The ceremonial first pitch choice is fantastic: it’s Billy Williams, the Hall of Famer and six-time All-Star who starred for the Cubs from 1959 through 1974. Glad to see Williams here. I know he’s beloved in Chicago, but he has always seemed to be one of the more overlooked Hall of Famers of the 1960s-70s. I’m guessing not being in the World Series all that time has a lot to do with that, so it’s all the more appropriate that he’s getting the spotlight tonight. Here’s hoping Fox makes a big deal out of it and replays it after the game starts.

“Take me out to the ballgame” will be sung by the guy who, I assume, holds the title of Cubs First Fan, Bill Murray. It’ll be wacky, I’m sure.
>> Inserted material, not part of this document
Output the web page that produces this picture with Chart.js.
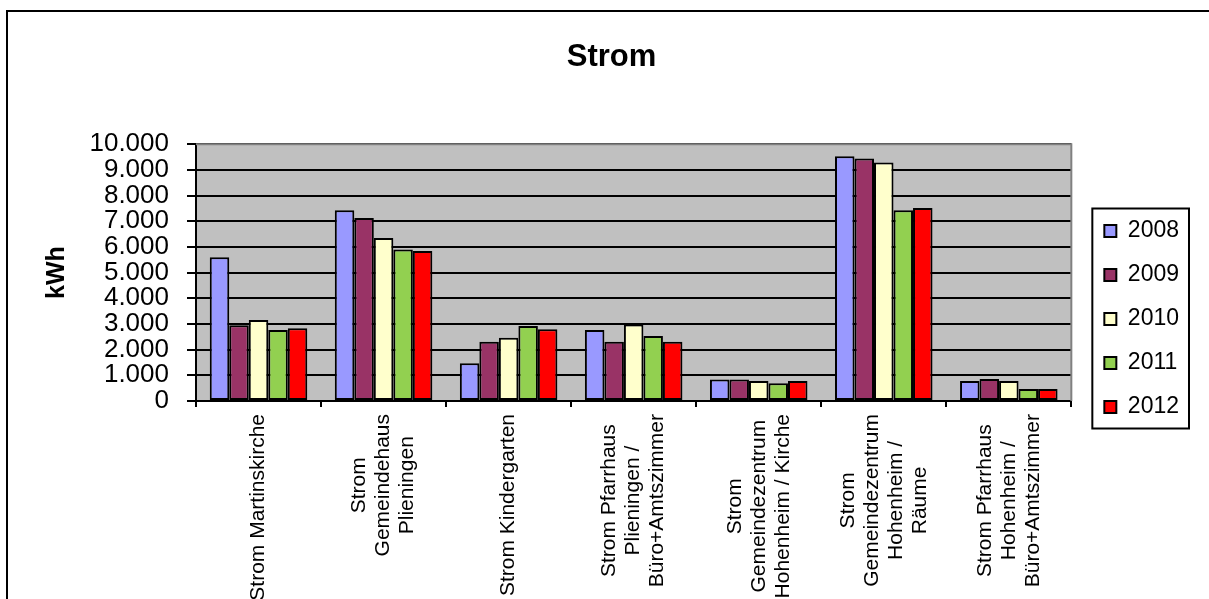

The National Anthem will be sung by Chicago native Patrick Stump. Who, many of you may know, is the lead singer for Fall Out Boy. This continues Major League Baseball’s strangely strong association with Fall Out Boy over the years. They, or some subset of them, seem to perform at every MLB jewel event. They have featured in MLB’s Opening Day musical montages. They played at the All-Star Game this summer. Twice. And, of course, they are the creative minds behind “My Songs Know What You Did in the Dark,” (a/k/a “light ’em MUPMUPMUPMUP“) which Major League Baseball and Fox used as incessant playoff bumper music several years ago. I don’t ask for much in life, but one thing I do want is someone to love me as much as Major League Baseball loves Fall Out Boy. We all do, really.

Wayne Messmer, the former public address announcer for the Cubs and a regular performer of the National Anthem at Wrigley Field will sing “God Bless America.”

Between that and Bill Murray, I think we’ve found out the Cubs strategy for dealing with Andrew Miller: icing him if he tries to straddle the 6th and 7th innings.